TASK TO COMPLETE:
Give the listing again character for character, but drop the images.

○ ○ ○ ○ ○

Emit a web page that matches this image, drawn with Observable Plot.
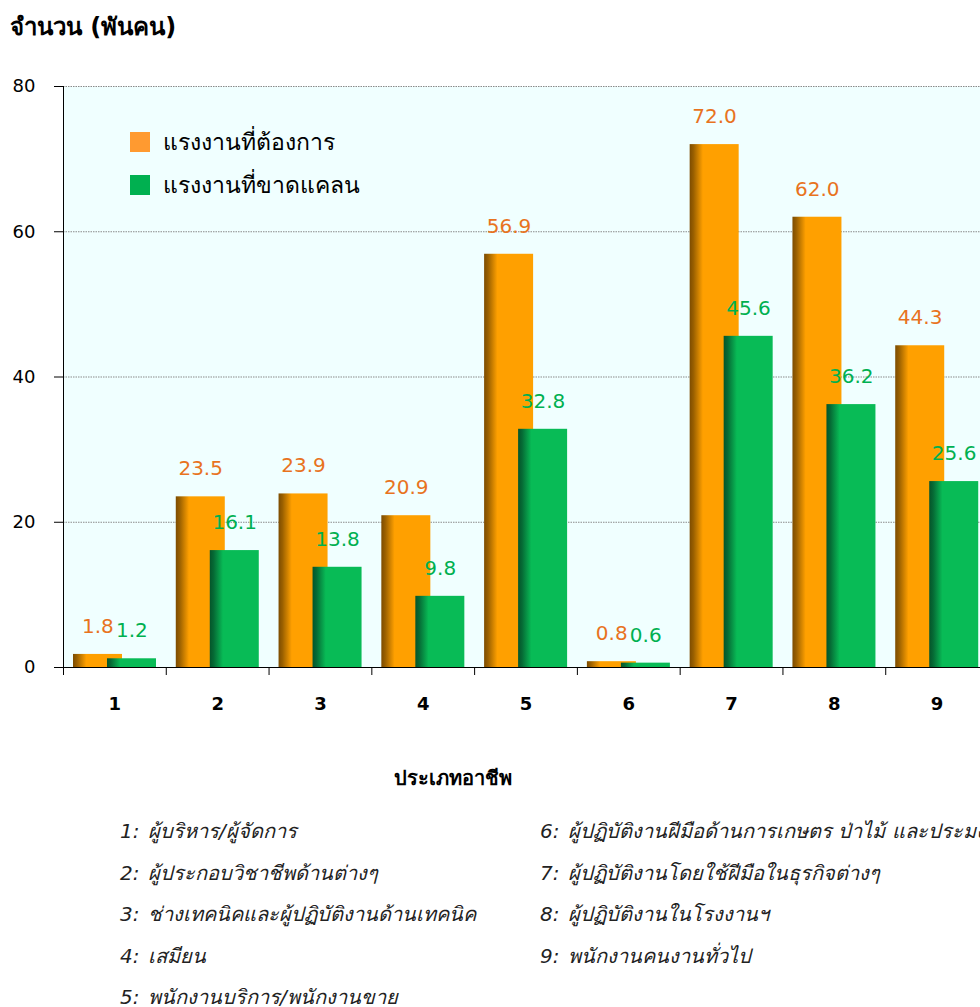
<!DOCTYPE html>
<html>
<head>
<meta charset="utf-8">
<script src="https://cdn.jsdelivr.net/npm/d3@7"></script>
<script src="https://cdn.jsdelivr.net/npm/@observablehq/plot@0.6"></script>
<style>
  html, body { margin:0; padding:0; background:#fff; overflow:hidden; width:980px; height:1007px; }
  #wrap { position:relative; width:1000px; height:1007px; font-family:Tahoma, "DejaVu Sans", "Noto Sans", sans-serif; }
  #ytitle { position:absolute; left:10px; top:7px; font-size:24px; font-weight:bold; color:#000; white-space:nowrap; }
  #chart { position:absolute; left:0; top:0; }
  #legend { position:absolute; left:130px; top:120px; font-size:23px; color:#000; }
  #legend .row { display:flex; align-items:center; height:43px; white-space:nowrap; }
  #legend .sw { width:20px; height:20px; margin-right:13px; }
  #xtitle { position:absolute; left:453px; top:762px; transform:translateX(-50%); font-size:20px; font-weight:bold; white-space:nowrap; }
  .occ { position:absolute; font-size:20px; font-style:italic; color:#222; white-space:nowrap; }
  .occ span.n { display:inline-block; width:28px; }
</style>
</head>
<body>
<div id="wrap">
  <div id="chart"></div>
  <div id="ytitle"></div>
  <div id="legend"></div>
  <div id="xtitle"></div>
  <div id="occs"></div>
</div>
<script>
const categories = ["1","2","3","4","5","6","7","8","9"];
const wanted = [1.8, 23.5, 23.9, 20.9, 56.9, 0.8, 72.0, 62.0, 44.3];
const shortage = [1.2, 16.1, 13.8, 9.8, 32.8, 0.6, 45.6, 36.2, 25.6];
const yTicks = [0, 20, 40, 60, 80];
const seriesNames = ["แรงงานที่ต้องการ", "แรงงานที่ขาดแคลน"];
const yTitle = "จำนวน (พันคน)";
const xTitle = "ประเภทอาชีพ";
const occupations = [
  "ผู้บริหาร/ผู้จัดการ",
  "ผู้ประกอบวิชาชีพด้านต่างๆ",
  "ช่างเทคนิคและผู้ปฏิบัติงานด้านเทคนิค",
  "เสมียน",
  "พนักงานบริการ/พนักงานขาย",
  "ผู้ปฏิบัติงานฝีมือด้านการเกษตร ป่าไม้ และประมง",
  "ผู้ปฏิบัติงานโดยใช้ฝีมือในธุรกิจต่างๆ",
  "ผู้ปฏิบัติงานในโรงงานฯ",
  "พนักงานคนงานทั่วไป"
];

const data = categories.map((c, i) => ({cat: c, wanted: wanted[i], shortage: shortage[i]}));
const W = 1000, mL = 63, mR = 12;
const bw = (W - mL - mR) / categories.length;

const svg = Plot.plot({
  width: W,
  height: 730,
  marginTop: 86,
  marginLeft: mL,
  marginRight: mR,
  marginBottom: 63,
  style: {fontFamily: "'DejaVu Sans', Verdana, sans-serif", fontSize: "18px", color: "#000", background: "transparent", overflow: "visible"},
  x: {type: "band", domain: categories, padding: 0, round: false, label: null},
  y: {domain: [0, 80], label: null},
  marks: [
    Plot.frame({fill: "#f0ffff", stroke: null}),
    Plot.gridY(yTicks.slice(1), {stroke: "#8a8a8a", strokeOpacity: 1, strokeDasharray: "1.5,1", strokeWidth: 1}),
    Plot.barY(data, {x: "cat", y: "wanted", fill: "url(#gOr)", insetLeft: 10, insetRight: bw - 59}),
    Plot.barY(data, {x: "cat", y: "shortage", fill: "url(#gGr)", insetLeft: 44, insetRight: bw - 93}),
    Plot.text(data, {x: "cat", y: "wanted", text: d => d.wanted.toFixed(1), dx: -17, dy: -28, fill: "#e8731e", fontSize: 20}),
    Plot.text(data, {x: "cat", y: "shortage", text: d => d.shortage.toFixed(1), dx: 17, dy: -28, fill: "#00b050", fontSize: 20}),
    Plot.ruleY([0], {stroke: "#000", strokeWidth: 1}),
    Plot.ruleX([categories[0]], {dx: -bw / 2, stroke: "#000", strokeWidth: 1}),
    Plot.axisY({ticks: yTicks, tickSize: 9, tickPadding: 19, fontSize: 18, stroke: "#000"}),
    Plot.axisX({tickSize: 0, tickPadding: 30, fontSize: 18, fontWeight: "bold"}),
    Plot.axisX({tickSize: 8, tickFormat: () => "", dx: -bw / 2, stroke: "#000"})
  ]
});

svg.insertAdjacentHTML("afterbegin", `
<defs>
  <linearGradient id="gOr" x1="0" x2="1" y1="0" y2="0">
    <stop offset="0" stop-color="#7d4c00"/>
    <stop offset="0.08" stop-color="#9a6000"/>
    <stop offset="0.27" stop-color="#ffa000"/>
    <stop offset="1" stop-color="#ffa000"/>
  </linearGradient>
  <linearGradient id="gGr" x1="0" x2="1" y1="0" y2="0">
    <stop offset="0" stop-color="#04552a"/>
    <stop offset="0.08" stop-color="#066a35"/>
    <stop offset="0.27" stop-color="#08bb56"/>
    <stop offset="1" stop-color="#08bb56"/>
  </linearGradient>
</defs>`);
document.getElementById("chart").appendChild(svg);

document.getElementById("ytitle").textContent = yTitle;
document.getElementById("xtitle").textContent = xTitle;
const legendColors = ["#ff9a30", "#00b050"];
document.getElementById("legend").innerHTML = seriesNames.map((s, i) =>
  `<div class="row"><div class="sw" style="background:${legendColors[i]}"></div><div>${s}</div></div>`).join("");

const occs = document.getElementById("occs");
occupations.forEach((o, i) => {
  const col = i < 5 ? 0 : 1;
  const row = i < 5 ? i : i - 5;
  const d = document.createElement("div");
  d.className = "occ";
  d.style.left = (col === 0 ? 120 : 540) + "px";
  d.style.top = (815 + row * 41.5) + "px";
  d.innerHTML = `<span class="n">${i + 1}:</span>${o}`;
  occs.appendChild(d);
});
</script>
</body>
</html>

○ ○ ○ ○ ○

OUTPUT FOR THIS TASK:
Emit a web page that matches this image, drawn with Observable Plot.
<!DOCTYPE html>
<html>
<head>
<meta charset="utf-8">
<script src="https://cdn.jsdelivr.net/npm/d3@7"></script>
<script src="https://cdn.jsdelivr.net/npm/@observablehq/plot@0.6"></script>
<style>
  html, body { margin:0; padding:0; background:#fff; overflow:hidden; width:980px; height:1007px; }
  #wrap { position:relative; width:1000px; height:1007px; font-family:Tahoma, "DejaVu Sans", "Noto Sans", sans-serif; }
  #ytitle { position:absolute; left:10px; top:7px; font-size:24px; font-weight:bold; color:#000; white-space:nowrap; }
  #chart { position:absolute; left:0; top:0; }
  #legend { position:absolute; left:130px; top:120px; font-size:23px; color:#000; }
  #legend .row { display:flex; align-items:center; height:43px; white-space:nowrap; }
  #legend .sw { width:20px; height:20px; margin-right:13px; }
  #xtitle { position:absolute; left:453px; top:762px; transform:translateX(-50%); font-size:20px; font-weight:bold; white-space:nowrap; }
  .occ { position:absolute; font-size:20px; font-style:italic; color:#222; white-space:nowrap; }
  .occ span.n { display:inline-block; width:28px; }
</style>
</head>
<body>
<div id="wrap">
  <div id="chart"></div>
  <div id="ytitle"></div>
  <div id="legend"></div>
  <div id="xtitle"></div>
  <div id="occs"></div>
</div>
<script>
const categories = ["1","2","3","4","5","6","7","8","9"];
const wanted = [1.8, 23.5, 23.9, 20.9, 56.9, 0.8, 72.0, 62.0, 44.3];
const shortage = [1.2, 16.1, 13.8, 9.8, 32.8, 0.6, 45.6, 36.2, 25.6];
const yTicks = [0, 20, 40, 60, 80];
const seriesNames = ["แรงงานที่ต้องการ", "แรงงานที่ขาดแคลน"];
const yTitle = "จำนวน (พันคน)";
const xTitle = "ประเภทอาชีพ";
const occupations = [
  "ผู้บริหาร/ผู้จัดการ",
  "ผู้ประกอบวิชาชีพด้านต่างๆ",
  "ช่างเทคนิคและผู้ปฏิบัติงานด้านเทคนิค",
  "เสมียน",
  "พนักงานบริการ/พนักงานขาย",
  "ผู้ปฏิบัติงานฝีมือด้านการเกษตร ป่าไม้ และประมง",
  "ผู้ปฏิบัติงานโดยใช้ฝีมือในธุรกิจต่างๆ",
  "ผู้ปฏิบัติงานในโรงงานฯ",
  "พนักงานคนงานทั่วไป"
];

const data = categories.map((c, i) => ({cat: c, wanted: wanted[i], shortage: shortage[i]}));
const W = 1000, mL = 63, mR = 12;
const bw = (W - mL - mR) / categories.length;

const svg = Plot.plot({
  width: W,
  height: 730,
  marginTop: 86,
  marginLeft: mL,
  marginRight: mR,
  marginBottom: 63,
  style: {fontFamily: "'DejaVu Sans', Verdana, sans-serif", fontSize: "18px", color: "#000", background: "transparent", overflow: "visible"},
  x: {type: "band", domain: categories, padding: 0, round: false, label: null},
  y: {domain: [0, 80], label: null},
  marks: [
    Plot.frame({fill: "#f0ffff", stroke: null}),
    Plot.gridY(yTicks.slice(1), {stroke: "#8a8a8a", strokeOpacity: 1, strokeDasharray: "1.5,1", strokeWidth: 1}),
    Plot.barY(data, {x: "cat", y: "wanted", fill: "url(#gOr)", insetLeft: 10, insetRight: bw - 59}),
    Plot.barY(data, {x: "cat", y: "shortage", fill: "url(#gGr)", insetLeft: 44, insetRight: bw - 93}),
    Plot.text(data, {x: "cat", y: "wanted", text: d => d.wanted.toFixed(1), dx: -17, dy: -28, fill: "#e8731e", fontSize: 20}),
    Plot.text(data, {x: "cat", y: "shortage", text: d => d.shortage.toFixed(1), dx: 17, dy: -28, fill: "#00b050", fontSize: 20}),
    Plot.ruleY([0], {stroke: "#000", strokeWidth: 1}),
    Plot.ruleX([categories[0]], {dx: -bw / 2, stroke: "#000", strokeWidth: 1}),
    Plot.axisY({ticks: yTicks, tickSize: 9, tickPadding: 19, fontSize: 18, stroke: "#000"}),
    Plot.axisX({tickSize: 0, tickPadding: 30, fontSize: 18, fontWeight: "bold"}),
    Plot.axisX({tickSize: 8, tickFormat: () => "", dx: -bw / 2, stroke: "#000"})
  ]
});

svg.insertAdjacentHTML("afterbegin", `
<defs>
  <linearGradient id="gOr" x1="0" x2="1" y1="0" y2="0">
    <stop offset="0" stop-color="#7d4c00"/>
    <stop offset="0.08" stop-color="#9a6000"/>
    <stop offset="0.27" stop-color="#ffa000"/>
    <stop offset="1" stop-color="#ffa000"/>
  </linearGradient>
  <linearGradient id="gGr" x1="0" x2="1" y1="0" y2="0">
    <stop offset="0" stop-color="#04552a"/>
    <stop offset="0.08" stop-color="#066a35"/>
    <stop offset="0.27" stop-color="#08bb56"/>
    <stop offset="1" stop-color="#08bb56"/>
  </linearGradient>
</defs>`);
document.getElementById("chart").appendChild(svg);

document.getElementById("ytitle").textContent = yTitle;
document.getElementById("xtitle").textContent = xTitle;
const legendColors = ["#ff9a30", "#00b050"];
document.getElementById("legend").innerHTML = seriesNames.map((s, i) =>
  `<div class="row"><div class="sw" style="background:${legendColors[i]}"></div><div>${s}</div></div>`).join("");

const occs = document.getElementById("occs");
occupations.forEach((o, i) => {
  const col = i < 5 ? 0 : 1;
  const row = i < 5 ? i : i - 5;
  const d = document.createElement("div");
  d.className = "occ";
  d.style.left = (col === 0 ? 120 : 540) + "px";
  d.style.top = (815 + row * 41.5) + "px";
  d.innerHTML = `<span class="n">${i + 1}:</span>${o}`;
  occs.appendChild(d);
});
</script>
</body>
</html>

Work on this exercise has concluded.